Entries taken from a collection:

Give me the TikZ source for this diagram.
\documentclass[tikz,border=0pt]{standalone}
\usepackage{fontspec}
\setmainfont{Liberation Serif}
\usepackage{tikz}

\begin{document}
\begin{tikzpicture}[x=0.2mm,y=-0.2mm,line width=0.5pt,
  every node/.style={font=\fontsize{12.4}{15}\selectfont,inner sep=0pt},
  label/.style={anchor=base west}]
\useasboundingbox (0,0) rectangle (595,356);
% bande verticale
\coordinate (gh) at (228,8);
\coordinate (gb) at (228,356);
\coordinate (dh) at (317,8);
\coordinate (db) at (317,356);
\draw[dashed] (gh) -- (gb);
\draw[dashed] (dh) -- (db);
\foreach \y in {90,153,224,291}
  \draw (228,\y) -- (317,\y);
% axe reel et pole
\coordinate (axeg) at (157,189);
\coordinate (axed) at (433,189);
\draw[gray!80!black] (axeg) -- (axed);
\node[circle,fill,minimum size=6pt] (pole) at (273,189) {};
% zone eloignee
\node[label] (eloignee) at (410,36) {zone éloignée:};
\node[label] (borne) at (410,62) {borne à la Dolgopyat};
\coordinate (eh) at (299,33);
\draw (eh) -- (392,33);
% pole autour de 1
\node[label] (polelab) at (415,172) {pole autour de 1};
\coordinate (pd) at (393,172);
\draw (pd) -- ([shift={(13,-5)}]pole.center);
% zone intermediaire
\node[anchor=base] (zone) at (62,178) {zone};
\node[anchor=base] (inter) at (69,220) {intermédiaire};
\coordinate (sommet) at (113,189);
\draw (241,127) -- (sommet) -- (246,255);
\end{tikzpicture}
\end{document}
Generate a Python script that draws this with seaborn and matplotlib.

[WORK TO DO]:
Write out all the data again, exactly as it appears.

[SOLUTION]:
Give me the TikZ source for this diagram.
\documentclass[tikz,border=0pt]{standalone}
\usepackage{fontspec}
\setmainfont{Liberation Serif}
\usepackage{tikz}

\begin{document}
\begin{tikzpicture}[x=0.2mm,y=-0.2mm,line width=0.5pt,
  every node/.style={font=\fontsize{12.4}{15}\selectfont,inner sep=0pt},
  label/.style={anchor=base west}]
\useasboundingbox (0,0) rectangle (595,356);
% bande verticale
\coordinate (gh) at (228,8);
\coordinate (gb) at (228,356);
\coordinate (dh) at (317,8);
\coordinate (db) at (317,356);
\draw[dashed] (gh) -- (gb);
\draw[dashed] (dh) -- (db);
\foreach \y in {90,153,224,291}
  \draw (228,\y) -- (317,\y);
% axe reel et pole
\coordinate (axeg) at (157,189);
\coordinate (axed) at (433,189);
\draw[gray!80!black] (axeg) -- (axed);
\node[circle,fill,minimum size=6pt] (pole) at (273,189) {};
% zone eloignee
\node[label] (eloignee) at (410,36) {zone éloignée:};
\node[label] (borne) at (410,62) {borne à la Dolgopyat};
\coordinate (eh) at (299,33);
\draw (eh) -- (392,33);
% pole autour de 1
\node[label] (polelab) at (415,172) {pole autour de 1};
\coordinate (pd) at (393,172);
\draw (pd) -- ([shift={(13,-5)}]pole.center);
% zone intermediaire
\node[anchor=base] (zone) at (62,178) {zone};
\node[anchor=base] (inter) at (69,220) {intermédiaire};
\coordinate (sommet) at (113,189);
\draw (241,127) -- (sommet) -- (246,255);
\end{tikzpicture}
\end{document}
Generate a Python script that draws this with seaborn and matplotlib.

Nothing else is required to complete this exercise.